Luxemburgo -> Portalegre
Aqui estamos nós, dois dias e dois mil quilómetros de viagem depois, estacionados em pleno Verão nesta serra alentejana, nunca abaixo dos trinta e cinco graus de temperatura.
A viagem foi tranquila. Imaginava que não haveria tanta gente na estrada este ano, a julgar pelos comentários de outros emigrantes que tinha lido por aí. Os países do Norte de África continuam com as fronteiras encerradas, apenas aceitando camiões de mercadoria, o que por si só já ajudou a diminuir o tráfego nas auto-estradas francesas. As áreas de serviço continuaram cheias mas não tanto como nos anos anteriores e com os cuidados necessários dadas as circunstâncias. Nós arranjámos uma maneira de evitar que os miúdos se vissem em grandes aglomerados de pessoas (uma sanita portátil, pessoas, a melhor invenção para quem tem de viajar em tempo de pandemia!) e com isso reduzimos as hipóteses de eles se esfregarem em paredes, de pegarem e repegarem em puxadores de portas, de tocarem em louça sanitária imunda (sim, experimentem uma área de serviço francesa em pleno Verão e depois venham trocar impressões…).
Certamente que este ano também há muita gente a trocar a habitual viagem de avião por uma viagem de carro mas pareceu-me que muita gente preferiu simplesmente evitar grandes deslocações. Não foi uma viagem totalmente pacífica porque (claro!) os miúdos aborrecem-se de tantas horas no carro e às tantas já estão a gritar que querem tirar o cinto e sair do carro, ignorando que estamos a viajar a mais de 120km por hora. Mas não existiram engarrafamentos excessivos (há sempre um ou outro, causados por acidentes que se evaporam no ar quanto chegamos à zona em que aconteceram…) e fizemos Espanha com a largueza e tranquilidade de sempre: estradas quase sempre vazias, o ocasional carro de emigrante a tentar chegar a Vilar Formoso antes do almoço, a paisagem seca e desoladora do interior do país, um bafo insuportável de quente e seco.
Chegados a Portalegre, foi altura de aceitar que vamos suar constantemente e que as roupas coladas ao corpo serão (aqui sim) o novo normal. Nem a noite arrefeceu nada que se visse e, pela primeira vez, suei durante a noite como nos bons velhos tempos em que o meu Verão era sempre isto e em que nem ar condicionado tínhamos em casa. O céu estava cinzento com tanto calor, nada daquele azul alentejano com que sonho tantas vezes.

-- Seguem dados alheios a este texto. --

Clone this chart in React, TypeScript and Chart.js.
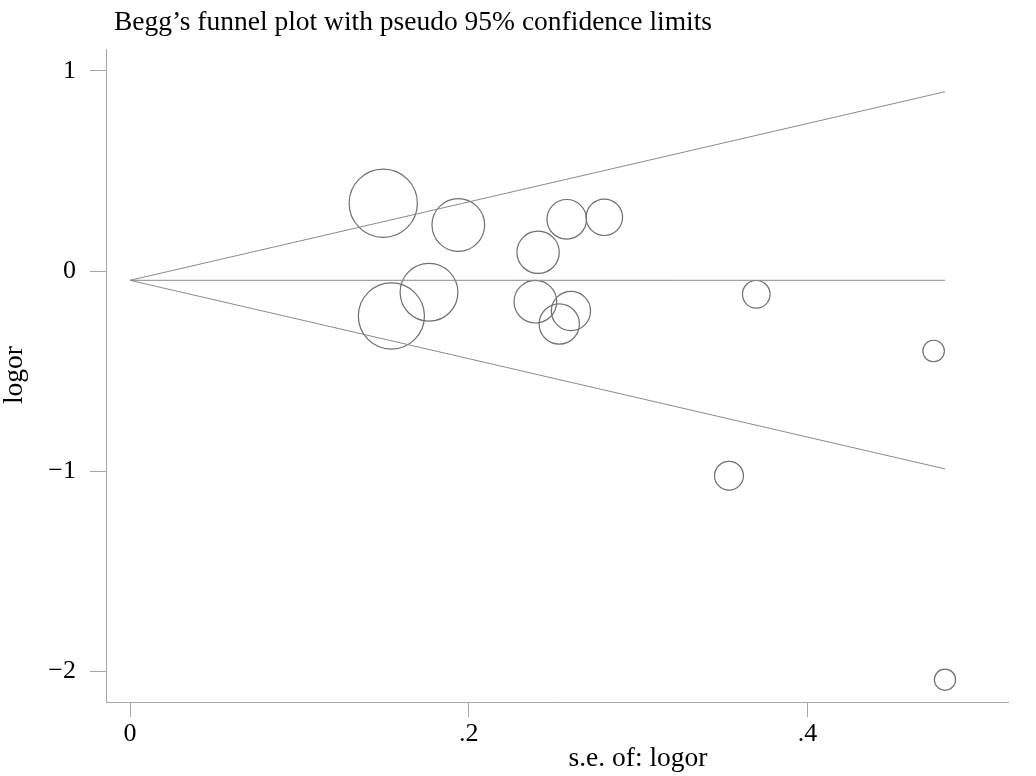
import React, { useEffect, useRef } from 'react';
import { Chart, registerables } from 'chart.js';

Chart.register(...registerables);

// Study standard errors (x) and log odds ratios (y)
const seValues = [0.1495, 0.1938, 0.2578, 0.280, 0.2409, 0.1543, 0.1765, 0.2393, 0.2603, 0.2534, 0.3697, 0.4744, 0.3536, 0.4811];
const logorValues = [0.3385, 0.23, 0.2585, 0.2685, 0.0935, -0.225, -0.1065, -0.1535, -0.20, -0.265, -0.1165, -0.40, -1.0235, -2.0435];
const pooledLogor = -0.0465;
const xTickValues = [0, 0.2, 0.4];
const yTickValues = [-2, -1, 0, 1];

const titleText = 'Begg\u2019s funnel plot with pseudo 95% confidence limits';
const xTitleText = 's.e. of: logor';
const yTitleText = 'logor';

const FONT = '"Liberation Serif", "DejaVu Serif", serif';
const AXIS_COLOR = '#a6a6a6';
const LINE_COLOR = '#8a8a8a';
const CIRCLE_COLOR = '#6e6e6e';
const BUBBLE_SCALE = 5.1; // marker radius ∝ 1/se

const fmtX = (v: number) => (v === 0 ? '0' : String(v).replace(/^0/, ''));
const fmtY = (v: number) => (v < 0 ? '\u2212' + Math.abs(v) : String(v));

export default function App() {
  const ref = useRef<HTMLCanvasElement>(null);

  useEffect(() => {
    document.body.style.margin = '0';
    const seMax = Math.max(...seValues);
    const bubbles = seValues.map((s, i) => ({ x: s, y: logorValues[i], r: BUBBLE_SCALE / s }));

    const textPlugin = {
      id: 'stataText',
      afterDraw(chart: any) {
        const ctx = chart.ctx as CanvasRenderingContext2D;
        ctx.save();
        ctx.fillStyle = '#000';
        ctx.font = `27.5px ${FONT}`;
        ctx.textBaseline = 'alphabetic';
        ctx.textAlign = 'left';
        ctx.fillText(titleText, 114, 30);
        ctx.textAlign = 'center';
        ctx.fillText(xTitleText, 638, 766);
        ctx.translate(22, 375);
        ctx.rotate(-Math.PI / 2);
        ctx.fillText(yTitleText, 0, 0);
        ctx.restore();
      },
    };

    const lineDs = (pts: { x: number; y: number }[]) => ({
      type: 'line' as const,
      data: pts,
      borderColor: LINE_COLOR,
      borderWidth: 1,
      pointRadius: 0,
      fill: false,
      tension: 0,
    });

    const chart = new Chart(ref.current!, {
      type: 'bubble',
      data: {
        datasets: [
          lineDs([{ x: 0, y: pooledLogor }, { x: seMax, y: pooledLogor + 1.96 * seMax }]),
          lineDs([{ x: 0, y: pooledLogor }, { x: seMax, y: pooledLogor - 1.96 * seMax }]),
          lineDs([{ x: 0, y: pooledLogor }, { x: seMax, y: pooledLogor }]),
          {
            type: 'bubble',
            data: bubbles,
            borderColor: CIRCLE_COLOR,
            backgroundColor: 'rgba(0,0,0,0)',
            borderWidth: 1.2,
            hoverRadius: 0,
          },
        ] as any,
      },
      options: {
        responsive: false,
        animation: false,
        events: [],
        layout: { autoPadding: false, padding: { top: 49, right: 28, left: 0, bottom: 0 } },
        plugins: { legend: { display: false }, tooltip: { enabled: false }, title: { display: false } },
        scales: {
          x: {
            type: 'linear',
            min: -0.01417,
            max: 0.5183,
            afterBuildTicks: (s: any) => {
              s.ticks = xTickValues.map((v) => ({ value: v }));
            },
            afterFit: (s: any) => {
              s.height = 74;
              s.paddingLeft = 0;
              s.paddingRight = 0;
            },
            ticks: {
              callback: (v: any) => fmtX(Number(v)),
              font: { size: 26, family: FONT },
              color: '#000',
              padding: 2,
              maxRotation: 0,
              autoSkip: false,
            },
            grid: { display: true, drawOnChartArea: false, drawTicks: true, tickLength: 15, color: AXIS_COLOR, lineWidth: 1 },
            border: { display: true, color: AXIS_COLOR, width: 1 },
          },
          y: {
            type: 'linear',
            min: -2.155,
            max: 1.11,
            afterBuildTicks: (s: any) => {
              s.ticks = yTickValues.map((v) => ({ value: v }));
            },
            afterFit: (s: any) => {
              s.width = 106;
              s.paddingTop = 0;
              s.paddingBottom = 0;
            },
            ticks: {
              callback: (v: any) => fmtY(Number(v)),
              font: { size: 26, family: FONT },
              color: '#000',
              padding: 14,
              autoSkip: false,
            },
            grid: { display: true, drawOnChartArea: false, drawTicks: true, tickLength: 16, color: AXIS_COLOR, lineWidth: 1 },
            border: { display: true, color: AXIS_COLOR, width: 1 },
          },
        },
      } as any,
      plugins: [textPlugin],
    });
    return () => chart.destroy();
  }, []);

  return <canvas ref={ref} width={1036} height={776} style={{ display: 'block', width: 1036, height: 776 }} />;
}
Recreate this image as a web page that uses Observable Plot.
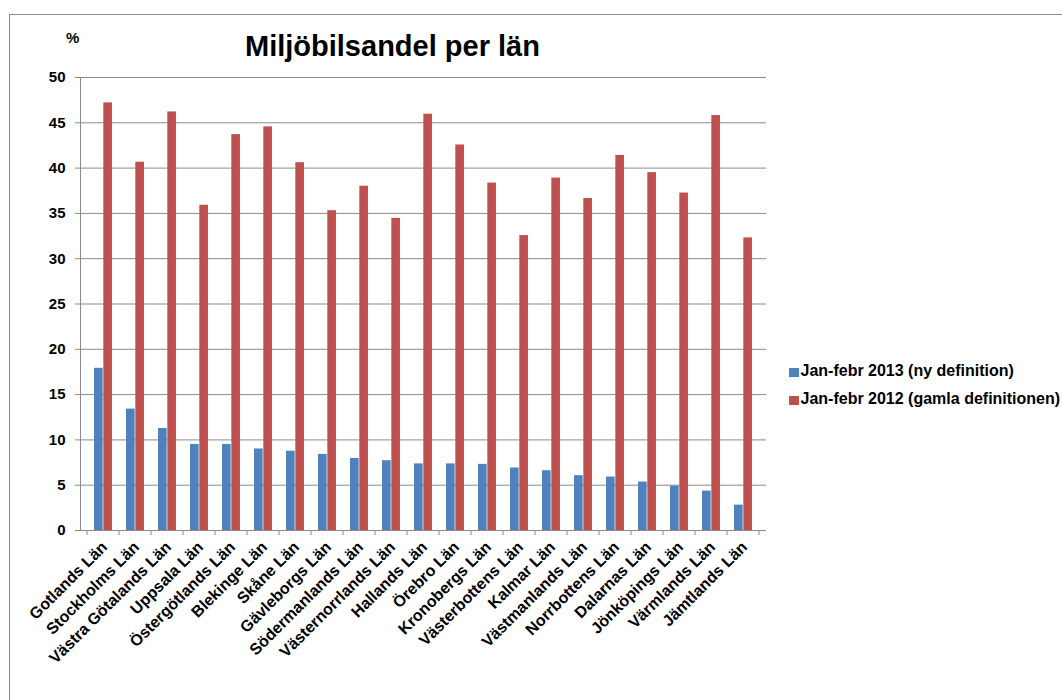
<!DOCTYPE html>
<html>
<head>
<meta charset="utf-8">
<script src="https://cdn.jsdelivr.net/npm/d3@7"></script>
<script src="https://cdn.jsdelivr.net/npm/@observablehq/plot@0.6"></script>
<style>
  html, body { margin: 0; padding: 0; background: #fff; overflow: hidden; }
  #wrap { position: relative; width: 1062px; height: 700px; font-family: "Liberation Sans", Arial, sans-serif; }
  #border { position: absolute; left: 9px; top: 14px; width: 1100px; height: 720px; border: 1px solid #8a8a8a; box-sizing: border-box; }
  #title { position: absolute; left: 245px; top: 30px; font-size: 29px; font-weight: bold; color: #000; white-space: nowrap; }
  #unit { position: absolute; left: 66px; top: 29px; font-size: 15px; font-weight: bold; }
  #legend { position: absolute; left: 789px; top: 361.5px; font-size: 16px; font-weight: bold; white-space: nowrap; }
  #legend .row { height: 28.3px; display: flex; align-items: flex-start; line-height: 18px; }
  #legend .sw { width: 9.5px; height: 9px; margin-top: 6px; margin-right: 2px; flex: none; }
  #chart { position: absolute; left: 0; top: 0; }
</style>
</head>
<body>
<div id="wrap">
  <div id="border"></div>
  <div id="chart"></div>
  <div id="unit">%</div>
  <div id="title">Miljöbilsandel per län</div>
  <div id="legend"></div>
</div>
<script>
const categories = ["Gotlands Län","Stockholms Län","Västra Götalands Län","Uppsala Län","Östergötlands Län","Blekinge Län","Skåne Län","Gävleborgs Län","Södermanlands Län","Västernorrlands Län","Hallands Län","Örebro Län","Kronobergs Län","Västerbottens Län","Kalmar Län","Västmanlands Län","Norrbottens Län","Dalarnas Län","Jönköpings Län","Värmlands Län","Jämtlands Län"];
const values2013 = [17.9,13.4,11.25,9.5,9.5,9.0,8.75,8.4,7.95,7.7,7.35,7.35,7.3,6.9,6.6,6.05,5.9,5.35,4.9,4.35,2.8];
const values2012 = [47.2,40.65,46.2,35.9,43.7,44.55,40.6,35.3,38.0,34.45,45.95,42.55,38.35,32.55,38.9,36.65,41.4,39.5,37.25,45.8,32.3];
const seriesNames = ["Jan-febr 2013 (ny definition)","Jan-febr 2012 (gamla definitionen)"];
const seriesColors = ["#4F81BD","#C0504D"];
const yTicks = [0,5,10,15,20,25,30,35,40,45,50];

const data2013 = categories.map((c,i) => ({lan: c, value: values2013[i]}));
const data2012 = categories.map((c,i) => ({lan: c, value: values2012[i]}));

const W = 1062, H = 700, mL = 80, mR = 296, mT = 77, mB = 170;
const bw = (W - mL - mR) / categories.length;
const barW = 9.3;
const half = bw / 2;

function axisDecor(index, scales, values, dims) {
  const g = d3.create("svg:g");
  const x = scales.x, y = scales.y;
  const band = x.bandwidth ? x.bandwidth() : bw;
  const y0 = y(0);
  g.append("line").attr("x1", dims.marginLeft + 0.5).attr("x2", dims.marginLeft + 0.5)
    .attr("y1", y(50)).attr("y2", y0).attr("stroke", "#8a8a8a");
  const bounds = categories.map(c => x(c)).concat([x(categories[categories.length - 1]) + band]);
  for (const b of bounds) {
    g.append("line").attr("x1", b).attr("x2", b).attr("y1", y0).attr("y2", y0 + 5).attr("stroke", "#8a8a8a");
  }
  return g.node();
}

const chart = Plot.plot({
  width: W, height: H,
  marginLeft: mL, marginRight: mR, marginTop: mT, marginBottom: mB,
  style: { fontFamily: "'Liberation Sans', Arial, sans-serif", color: "#000", background: "transparent" },
  x: { domain: categories, padding: 0, axis: null },
  y: { domain: [0, 50], axis: null },
  marks: [
    Plot.ruleY(yTicks, { stroke: "#8a8a8a", strokeWidth: 1 }),
    Plot.barY(data2013, { x: "lan", y: "value", fill: seriesColors[0], insetLeft: half - barW, insetRight: half }),
    Plot.barY(data2012, { x: "lan", y: "value", fill: seriesColors[1], insetLeft: half, insetRight: half - barW }),
    Plot.axisY({ ticks: yTicks, label: null, tickSize: 5, tickPadding: 10, fontSize: 15, fontWeight: "bold", stroke: "#8a8a8a", fill: "#000" }),
    Plot.text(categories, { x: d => d, y: 0, text: d => d, rotate: -45, textAnchor: "end", dy: 14, dx: 1, fontSize: 16, fontWeight: "bold", fill: "#000" }),
    axisDecor
  ]
});
document.getElementById("chart").appendChild(chart);

const legend = document.getElementById("legend");
seriesNames.forEach((n, i) => {
  const row = document.createElement("div");
  row.className = "row";
  const sw = document.createElement("div");
  sw.className = "sw";
  sw.style.background = seriesColors[i];
  const t = document.createElement("span");
  t.textContent = n;
  row.appendChild(sw); row.appendChild(t);
  legend.appendChild(row);
});
</script>
</body>
</html>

Pensámos que, mesmo assim, os miúdos precisam sair de casa antes de uns dias que havemos de passar a dois. Todos no carro depois do almoço, direcção serra de São Mamede. Primeiro, a visita às antenas, ouvindo as cigarras cantando no meu da erva totalmente seca e subindo ao marco para admirar a Apartadura e mais além. Umas breves lições de geografia, um miúdo com medo de cair, outro pouco impressionado, ela a querer trepar por todo o lado. Depois viagem pela serra até à Apartadura, onde na verdade nem parámos. Daí, um salto até ao Senhor dos Aflitos porque era o único sítio que eu me lemprava de reunir a) sombra b) água e c) espaço suficiente para eles correrem um bocado ou andar de trotinete. Não me enganei: o largo estava todo à sombra e vazio, à excepção de um senhor que lavava o carro. A ribeira corrre pouco, quase seca e não está acessível como nas minhas memórias. Eles brincaram quando todo o tempo na fonte, espalhando água por todo o lado, lavando pedras e folhas, aliviando o calor. E finalmente, e eu compreendo o quão aleatório isto pode parecer (para pessoas que conhecem a zona), voltámos aos Alvarrões para comer um gelado e beber água num café à beira da estrada. Tudo sem combinações e ao sabor do bafo alentejano.
Um ano sem pisar Portugal e parece-me que o regresso não está a ser nada, nada mau. Máscaras e precauções à parte, estes dias prometem estar à altura das minhas distantes recordações.